A time existed when persons with intellectual and developmental disabilities were virtually invisible. The prevalent attitude supposed they were incapable of learning and functioning in society. Parents faced difficult pressure and had few options. Many mentally challenged persons were sent to live in institutions, sometimes in deplorable conditions. Others were cared for at home, but remained in the background of daily life. Mental retardation, as it was called at the time, was considered an affliction and not a comfortable topic of conversation.
In 1949 group of concerned parents met in New York City to seek opportunities for a better, more inclusive life for their children with special needs and a support system for parents. They formed the Association for the Help of Retarded Children, the forerunner of NYSARC, our current state organization, and of The Arc, the nation's largest provider of services to persons with intellectual and developmental disabilities.
Fifty years later two local chapters - Cayuga ARC (est. 1953) and Seneca ARC (est. 1976) merged to form Seneca Cayuga ARC. A stronger, financially efficient agency now offers more personalized choices for treatments and services in inclusive settings throughout our community.
With more opportunities today, persons with intellectual and developmental disabilities continue to demonstrate the ability and desire to participate in community life in more meaningful ways.
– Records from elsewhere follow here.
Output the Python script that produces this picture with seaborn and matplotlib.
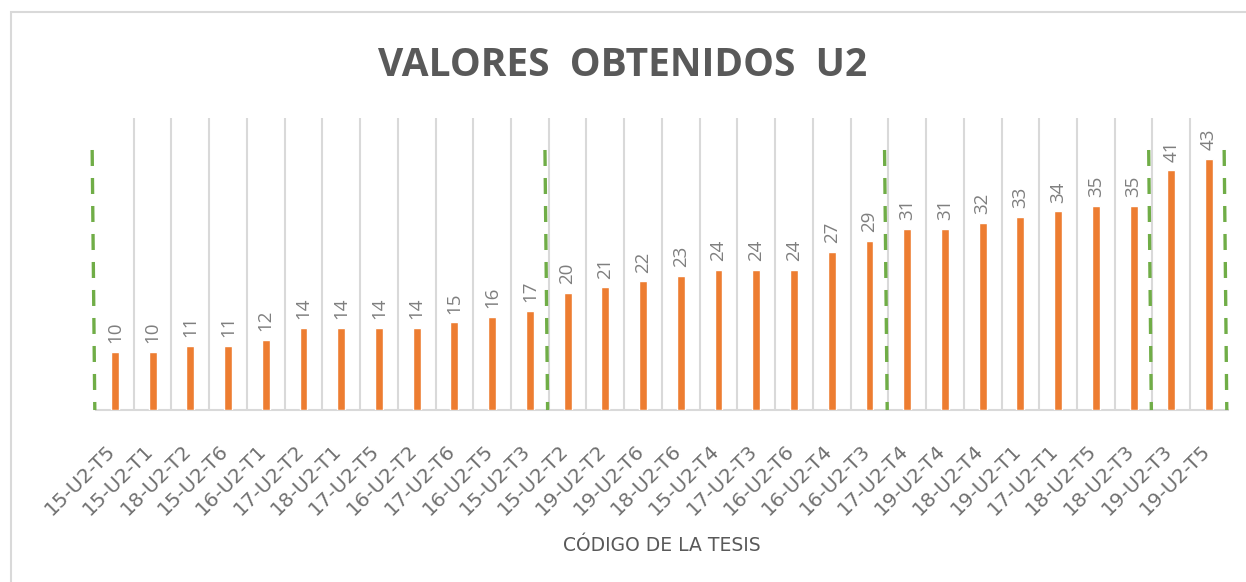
import numpy as np
import pandas as pd
import matplotlib
matplotlib.use("Agg")
import matplotlib.pyplot as plt
from matplotlib.patches import Rectangle
from matplotlib.transforms import ScaledTranslation
import seaborn as sns

# data
codes = ["15-U2-T5", "15-U2-T1", "18-U2-T2", "15-U2-T6", "16-U2-T1", "17-U2-T2",
         "18-U2-T1", "17-U2-T5", "16-U2-T2", "17-U2-T6", "16-U2-T5", "15-U2-T3",
         "15-U2-T2", "19-U2-T2", "19-U2-T6", "18-U2-T6", "15-U2-T4", "17-U2-T3",
         "16-U2-T6", "16-U2-T4", "16-U2-T3", "17-U2-T4", "19-U2-T4", "18-U2-T4",
         "19-U2-T1", "17-U2-T1", "18-U2-T5", "18-U2-T3", "19-U2-T3", "19-U2-T5"]
values = [10, 10, 11, 11, 12, 14, 14, 14, 14, 15, 16, 17, 20, 21, 22, 23, 24, 24,
          24, 27, 29, 31, 31, 32, 33, 34, 35, 35, 41, 43]
# sizes of the groups separated by the green dashed lines
group_sizes = [12, 9, 7, 2]
guide_top = 44.5

ORANGE = "#ED7D31"
GREEN = "#70AD47"
GRID = "#D9D9D9"
TEXT = "#595959"
LABEL = "#7F7F7F"


def main():
    sns.set_style("white")
    plt.rcParams["font.family"] = ["Open Sans", "DejaVu Sans"]

    df = pd.DataFrame({"codigo": codes, "valor": values})

    fig = plt.figure(figsize=(12.46, 5.82), dpi=100)
    ax = fig.add_axes([0.077, 0.2955, 0.9085, 0.502])

    sns.barplot(data=df, x="codigo", y="valor", color=ORANGE, saturation=1,
                width=0.21, ax=ax, zorder=3)

    n = len(codes)
    ax.set_xlim(-0.5, n - 0.5)
    ax.set_ylim(0, 50)

    # category gridlines between the bars
    ax.set_xticks(np.arange(0.5, n - 1, 1.0), minor=True)
    ax.grid(axis="x", which="minor", color=GRID, linewidth=1.5, zorder=0)
    ax.grid(axis="x", which="major", visible=False)
    ax.tick_params(axis="x", which="both", length=0)

    # value labels, rotated like the original
    for i, v in enumerate(values):
        ax.text(i, v + 1.5, str(v), rotation=90, ha="center", va="bottom",
                fontsize=13.5, color=LABEL)

    # green dashed group separators
    bounds = np.concatenate([[0], np.cumsum(group_sizes)]) - 0.5
    for b in bounds:
        ax.plot([b - 0.1, b - 0.03], [guide_top, 0], color=GREEN, linewidth=2.4,
                linestyle=(0, (4.8, 3.6)), zorder=4, clip_on=False)

    ax.set_yticks([])
    ax.set_ylabel("")
    for side in ["left", "right", "top"]:
        ax.spines[side].set_visible(False)
    ax.spines["bottom"].set_color(GRID)
    ax.spines["bottom"].set_linewidth(1.5)

    ax.set_xticks(range(n))
    ax.set_xticklabels(codes, rotation=45, ha="right", rotation_mode="anchor",
                       fontsize=14.5, color="#707070", family=["DejaVu Sans"])
    ax.tick_params(axis="x", pad=22)
    shift = ScaledTranslation(-0.09, 0, fig.dpi_scale_trans)
    for lbl in ax.get_xticklabels():
        lbl.set_transform(lbl.get_transform() + shift)
    ax.set_xlabel("CÓDIGO DE LA TESIS", fontsize=13.5, color=TEXT,
                  family=["DejaVu Sans"])
    ax.xaxis.set_label_coords(0.5, -0.43)

    fig.text(0.5, 0.888, "VALORES  OBTENIDOS  U2", ha="center", va="center",
             fontsize=28, fontweight="bold", color=TEXT)

    # chart-area border
    fig.patches.append(Rectangle((11 / 1246, -0.1), 1.2, 1 - 12 / 582 + 0.1,
                                 transform=fig.transFigure, fill=False,
                                 edgecolor=GRID, linewidth=1.5))

    fig.savefig("out.png", dpi=100)


if __name__ == "__main__":
    main()
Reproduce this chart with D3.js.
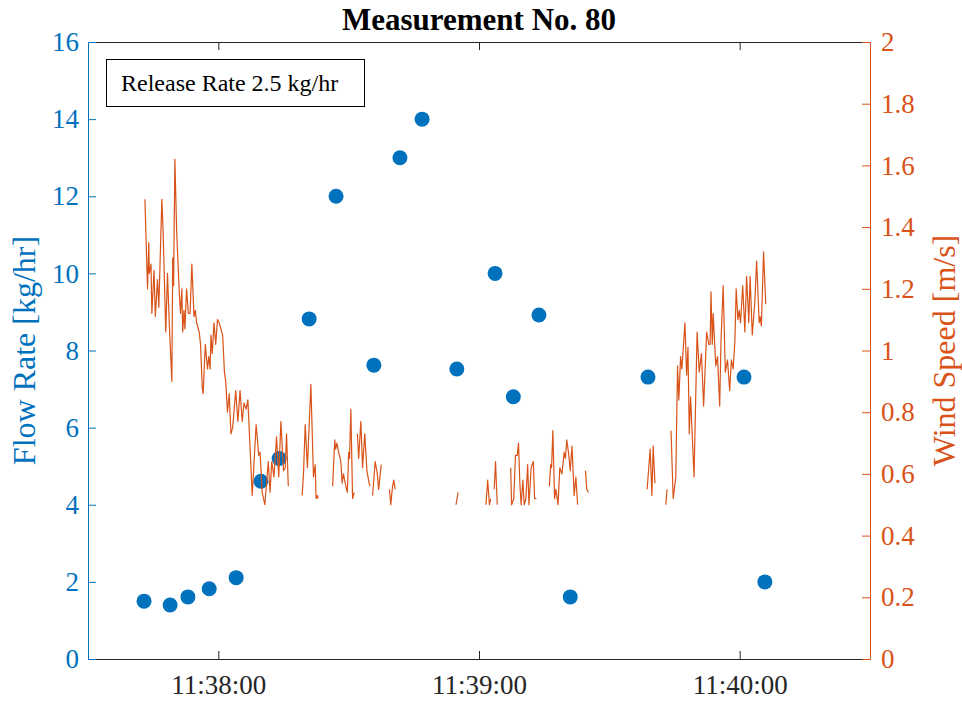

The effect has been a gradual move away from the delivery of services in group-oriented programs toward more individualized options.
Seneca Cayuga ARC reinforces these options through its person-centered approach. Individuals can select how they wish to reside, work, pursue leisure activities, and participate in the community with the comfort of knowing they will receive training, transportation, equipment, and supports in a safe and welcoming environment.